**EXERCISE BRIEF**
Locate every line in the material below that has the word "matplotlib". Copy each of those lines.

**GIVEN RECORDS**

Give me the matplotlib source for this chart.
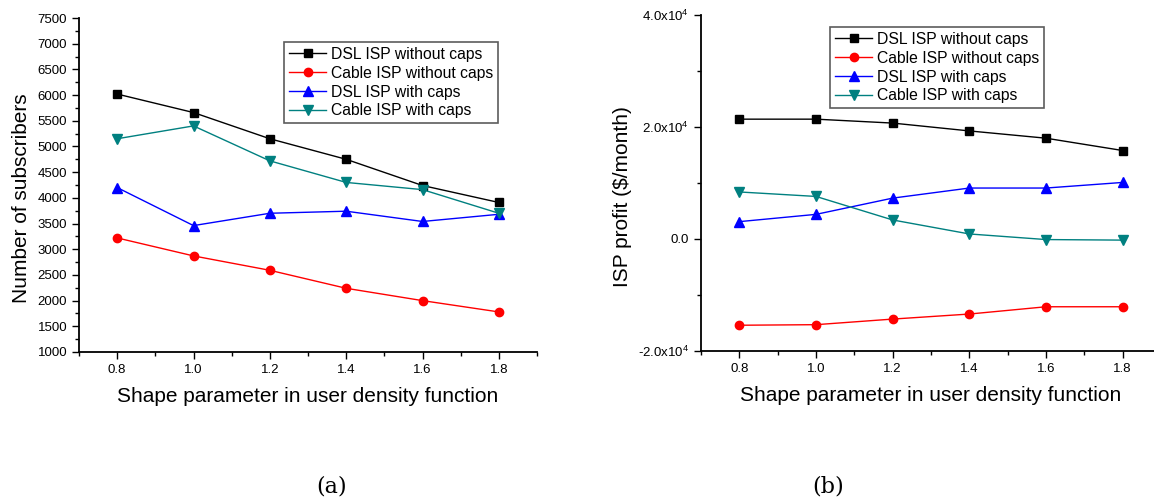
import matplotlib
matplotlib.use("Agg")
import matplotlib.pyplot as plt
from matplotlib.ticker import MultipleLocator, FixedLocator, FixedFormatter

plt.rcParams['font.family'] = ['Liberation Sans', 'DejaVu Sans']
plt.rcParams['mathtext.fontset'] = 'custom'
plt.rcParams['mathtext.rm'] = 'Liberation Sans'

shape = [0.8, 1.0, 1.2, 1.4, 1.6, 1.8]
series_names = ["DSL ISP without caps", "Cable ISP without caps",
                "DSL ISP with caps", "Cable ISP with caps"]

subs_dsl_nocap = [6020, 5660, 5150, 4750, 4240, 3910]
subs_cable_nocap = [3220, 2870, 2590, 2240, 2000, 1780]
subs_dsl_cap = [4200, 3460, 3700, 3740, 3540, 3680]
subs_cable_cap = [5150, 5400, 4720, 4300, 4160, 3700]

profit_dsl_nocap = [21400, 21400, 20700, 19300, 18000, 15800]
profit_cable_nocap = [-15400, -15300, -14300, -13400, -12100, -12100]
profit_dsl_cap = [3100, 4400, 7300, 9100, 9100, 10100]
profit_cable_cap = [8400, 7600, 3400, 900, -100, -200]

profit_ticks = [-20000, 0, 20000, 40000]
profit_ticklabels = [r"-2.0x10$^4$", "0.0", r"2.0x10$^4$", r"4.0x10$^4$"]

colors = ["#000000", "#ff0000", "#0000ff", "#008080"]
markers = ["s", "o", "^", "v"]
msizes = [5.5, 6.0, 6.5, 6.5]

W, H = 1154, 501
fig = plt.figure(figsize=(W / 100, H / 100), dpi=100)

def style_axes(ax):
    for s in ["top", "right"]:
        ax.spines[s].set_visible(False)
    for s in ["left", "bottom"]:
        ax.spines[s].set_linewidth(1.3)
    ax.tick_params(which="both", direction="out", width=1.0, labelsize=9.5)
    ax.tick_params(which="major", length=5)
    ax.tick_params(which="minor", length=3)
    ax.set_xlim(0.7, 1.9)
    ax.xaxis.set_major_locator(FixedLocator(shape))
    ax.xaxis.set_major_formatter(FixedFormatter(["%.1f" % v for v in shape]))
    ax.xaxis.set_minor_locator(MultipleLocator(0.1))
    ax.set_xlabel("Shape parameter in user density function", fontsize=15, labelpad=8)

def plot_series(ax, data):
    hs = []
    for d, c, m, ms, n in zip(data, colors, markers, msizes, series_names):
        h, = ax.plot(shape, d, color=c, marker=m, markersize=ms, linewidth=1.0,
                     markeredgecolor=c, label=n, clip_on=False)
        hs.append(h)
    return hs

# Left panel
ax1 = fig.add_axes([79 / W, 1 - 352 / H, (537 - 79) / W, (352 - 18) / H])
style_axes(ax1)
plot_series(ax1, [subs_dsl_nocap, subs_cable_nocap, subs_dsl_cap, subs_cable_cap])
ax1.set_ylim(1000, 7500)
ax1.yaxis.set_major_locator(MultipleLocator(500))
ax1.yaxis.set_minor_locator(MultipleLocator(250))
ax1.set_ylabel("Number of subscribers", fontsize=15, labelpad=5)
ax1.yaxis.label.set_y(0.46)
leg1 = ax1.legend(loc="upper left", bbox_to_anchor=(284 / W, 1 - 42 / H),
                  bbox_transform=fig.transFigure, borderaxespad=0,
                  fontsize=11.3, frameon=True, fancybox=False, handlelength=2.4,
                  handletextpad=0.3, labelspacing=0.25, borderpad=0.3)
leg1.get_frame().set_edgecolor("#333333")
leg1.get_frame().set_linewidth(1.2)

# Right panel
ax2 = fig.add_axes([701 / W, 1 - 351 / H, (1161 - 701) / W, (351 - 15) / H])
style_axes(ax2)
plot_series(ax2, [profit_dsl_nocap, profit_cable_nocap, profit_dsl_cap, profit_cable_cap])
ax2.set_ylim(-20000, 40000)
ax2.yaxis.set_major_locator(FixedLocator(profit_ticks))
ax2.yaxis.set_major_formatter(FixedFormatter(profit_ticklabels))
ax2.yaxis.set_minor_locator(MultipleLocator(10000))
ax2.set_ylabel(r"ISP profit (\$/month)", fontsize=15, labelpad=4)
ax2.yaxis.label.set_y(0.46)
leg2 = ax2.legend(loc="upper left", bbox_to_anchor=(830 / W, 1 - 27 / H),
                  bbox_transform=fig.transFigure, borderaxespad=0,
                  fontsize=11.3, frameon=True, fancybox=False, handlelength=2.4,
                  handletextpad=0.3, labelspacing=0.25, borderpad=0.3)
leg2.get_frame().set_edgecolor("#333333")
leg2.get_frame().set_linewidth(1.2)

fig.text(332 / W, 1 - 487 / H, "(a)", fontsize=16, family=["DejaVu Serif"],
         ha="center", va="center")
fig.text(828 / W, 1 - 487 / H, "(b)", fontsize=16, family=["DejaVu Serif"],
         ha="center", va="center")

fig.savefig("out.png", dpi=100)
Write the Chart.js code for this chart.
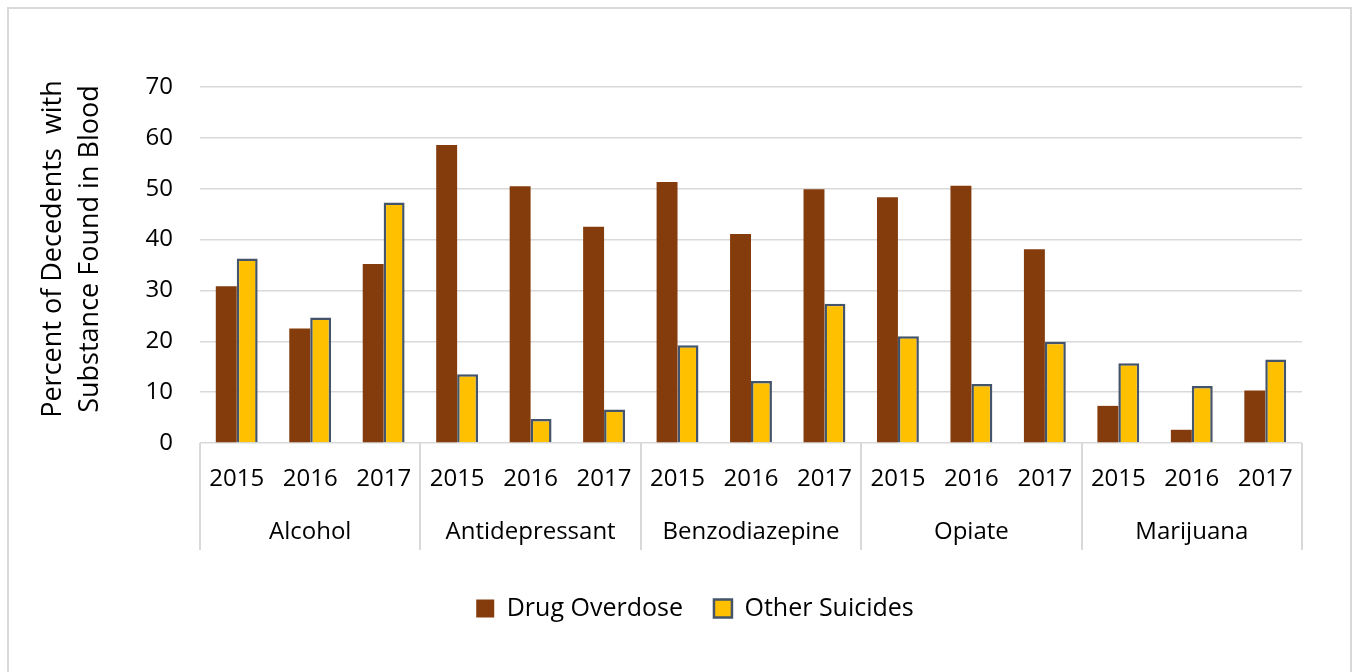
<!DOCTYPE html>
<html>
<head>
<meta charset="utf-8">
<script src="https://cdn.jsdelivr.net/npm/chart.js@4/dist/chart.umd.min.js"></script>
<style>
    html, body { margin: 0; padding: 0; background: #fff; overflow: hidden; }
    #frame {
        position: absolute; left: 7px; top: 7px;
        width: 1341px; height: 700px;
        border: 2px solid #d9d9d9;
    }
    #wrap { position: absolute; left: 0; top: 0; width: 1353px; height: 672px; }
</style>
</head>
<body>
<div id="frame"></div>
<div id="wrap"><canvas id="substanceChart"></canvas></div>
<script>
var substances = ['Alcohol', 'Antidepressant', 'Benzodiazepine', 'Opiate', 'Marijuana'];
var years = ['2015', '2016', '2017'];
var drugOverdose  = [30.8, 22.5, 35.2, 58.6, 50.5, 42.5, 51.3, 41.1, 49.9, 48.3, 50.6, 38.1, 7.3, 2.6, 10.3];
var otherSuicides = [36.3, 24.7, 47.3, 13.5, 4.7, 6.6, 19.2, 12.2, 27.4, 21.0, 11.6, 19.9, 15.7, 11.2, 16.4];
var yTicks = [0, 10, 20, 30, 40, 50, 60, 70];
var yTitle = ['Percent of Decedents  with', 'Substance Found in Blood'];

var fontFamily = "'Open Sans', 'Noto Sans', sans-serif";
var lineGrey = '#d9d9d9';

// one year label per bar pair
var labels = [];
substances.forEach(function(s) {
    years.forEach(function(y) { labels.push(y); });
});

// substance names, separators under the year row and the y title
var groupAxis = {
    id: 'groupAxis',
    afterDraw: function(chart) {
        var ctx = chart.ctx;
        var xs = chart.scales.x;
        var cat = (xs.right - xs.left) / labels.length;
        var top = chart.chartArea.bottom;

        ctx.save();
        ctx.strokeStyle = lineGrey;
        ctx.lineWidth = 2;
        for (var k = 0; k <= substances.length; k++) {
            var bx = Math.round(xs.left + k * years.length * cat);
            ctx.beginPath();
            ctx.moveTo(bx, top);
            ctx.lineTo(bx, top + 107);
            ctx.stroke();
        }
        ctx.fillStyle = '#000';
        ctx.font = '24px ' + fontFamily;
        ctx.textAlign = 'center';
        ctx.textBaseline = 'middle';
        substances.forEach(function(s, k) {
            var cx = xs.left + (k * years.length + years.length / 2) * cat;
            ctx.fillText(s, cx, top + 89);
        });

        // rotated axis title, two lines
        ctx.font = '27px ' + fontFamily;
        ctx.translate(0, 249);
        ctx.rotate(-Math.PI / 2);
        ctx.fillText(yTitle[0], 0, 53);
        ctx.fillText(yTitle[1], 0, 90);
        ctx.restore();
    }
};

var ctx = document.getElementById('substanceChart');

var myChart = new Chart(ctx, {
    type: 'bar',
    data: {
        labels: labels,
        datasets: [{
            label: 'Drug Overdose',
            data: drugOverdose,
            backgroundColor: '#843c0c',
            borderWidth: 0,
            categoryPercentage: 0.57,
            barPercentage: 1.0
        }, {
            label: 'Other Suicides',
            data: otherSuicides,
            backgroundColor: '#ffc000',
            borderColor: '#44546a',
            borderWidth: 2.5,
            categoryPercentage: 0.57,
            barPercentage: 1.0
        }]
    },
    options: {
        responsive: true,
        maintainAspectRatio: false,
        animation: false,
        layout: { padding: { left: 88, right: 51, top: 87, bottom: 41 } },
        plugins: {
            tooltip: { enabled: false },
            legend: {
                position: 'bottom',
                labels: {
                    color: '#000',
                    font: { family: fontFamily, size: 25 },
                    boxWidth: 18,
                    boxHeight: 18,
                    padding: 31
                }
            }
        },
        scales: {
            x: {
                grid: { display: false },
                border: { display: false },
                ticks: {
                    color: '#000',
                    font: { family: fontFamily, size: 24 },
                    padding: 14,
                    maxRotation: 0,
                    autoSkip: false
                },
                afterFit: function(scale) { scale.height = 122; }
            },
            y: {
                min: 0,
                max: 70,
                afterBuildTicks: function(scale) {
                    scale.ticks = yTicks.map(function(v) { return { value: v }; });
                },
                grid: { color: lineGrey, lineWidth: 1.5, drawTicks: false },
                border: { display: false },
                ticks: {
                    color: '#000',
                    font: { family: fontFamily, size: 24 },
                    padding: 27
                },
                afterFit: function(scale) { scale.width = 112; }
            }
        }
    },
    plugins: [groupAxis]
});
</script>
</body>
</html>
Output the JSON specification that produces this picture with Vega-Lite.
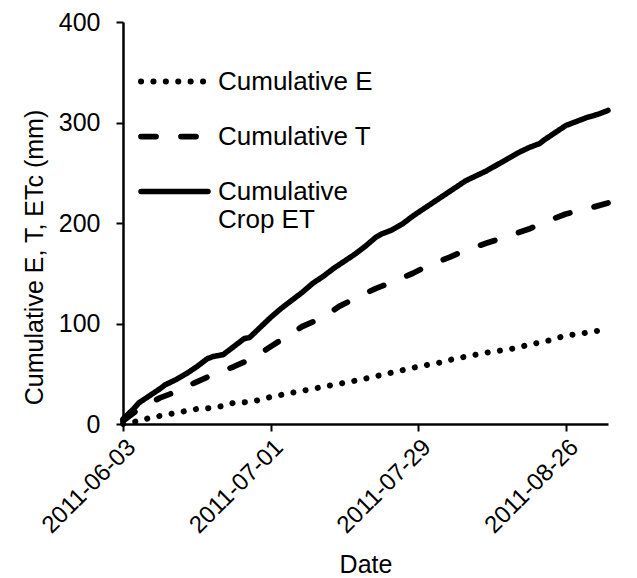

**TASK RESULT**
Give me the matplotlib source for this chart.
import matplotlib
matplotlib.use("Agg")
import matplotlib.pyplot as plt
from matplotlib.ticker import MultipleLocator, FixedLocator, FixedFormatter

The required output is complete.